MIT's 3-D Projector Could Be Bridge to Holographic Video

In a technological development that may have applications in medical imaging, researchers at the MIT Media Lab's Camera Culture group have built a prototype of a glasses-free 3-D TV projector that they intend to unveil at this year's SIGGRAPH (Special Interest Group on Computer Graphics and Interactive Techniques) show.

The projector can also improve the resolution and contrast of conventional video. The researchers hope this could make it an attractive transitional technology, cheaper and more practical than holographic video, as content producers gradually learn to harness the potential of multiperspective 3-D.

The MIT researchers, research scientist Gordon Wetzstein, PhD; graduate student Matthew Hirsch; and Ramesh Raskar, PhD, associate professor of media arts and sciences and head of the Camera Culture group, built a prototype of their new system using off-the-shelf components. Raskar's group has been working on refining glasses-free 3-D since they developed their HR3D system, which they presented at SIGGRAPH Asia in 2010.

Reporting for the MIT News Office, Larry Hardesty describes the team's 3-D projector. Hardesty says that the heart of the projector is a pair of liquid-crystal modulators, like tiny liquid-crystal displays (LCDs), that are positioned between the light source and the lens. "Patterns of light and dark on the first modulator effectively turn it into a bank of slightly angled light emitters," Hardesty says, so that "light passing through it reaches the second modulator only at particular angles. The combinations of the patterns displayed by the two modulators thus ensure that the viewer will see slightly different images from different angles."

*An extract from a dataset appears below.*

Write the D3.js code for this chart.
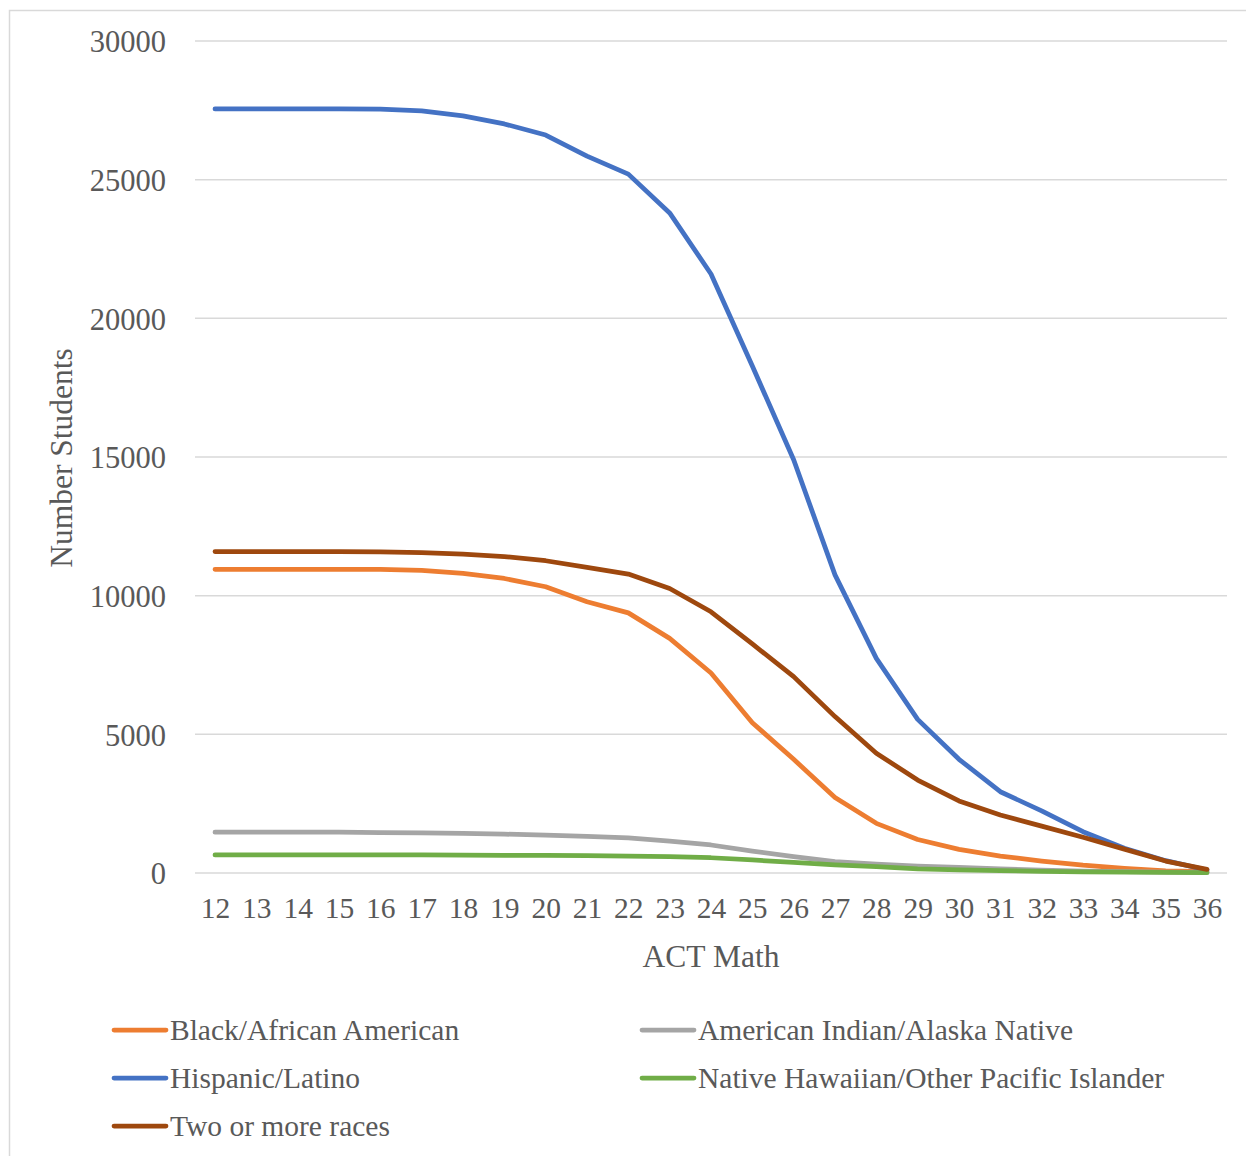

The problem that arises is that, for each frame of video, each modulator must display six different patterns to arrive at eight viewing angles. Hardesty explains that the key to the researchers' system is an algorithmic technique for calculating how much information overlaps between the viewing angles and can be repeated, and how much needs to be varied. Preserving as much information as possible enables the projector to produce a brighter image.

The resulting set of light angles and intensities then has to be encoded into the patterns displayed by the modulators. By tailoring their code to run on video game graphics processing units, the scientists have gotten it to run almost in real time, with a very small lag.

Whether or not the result of all this technological development ever appears in your doctor's latest medical imaging scanner or playing last summer's blockbuster at your local electronics outlet, it is certain that holographic video is one step closer... and they're still working on it.

Stephen Levy is a contributor to Qmed and MPMN.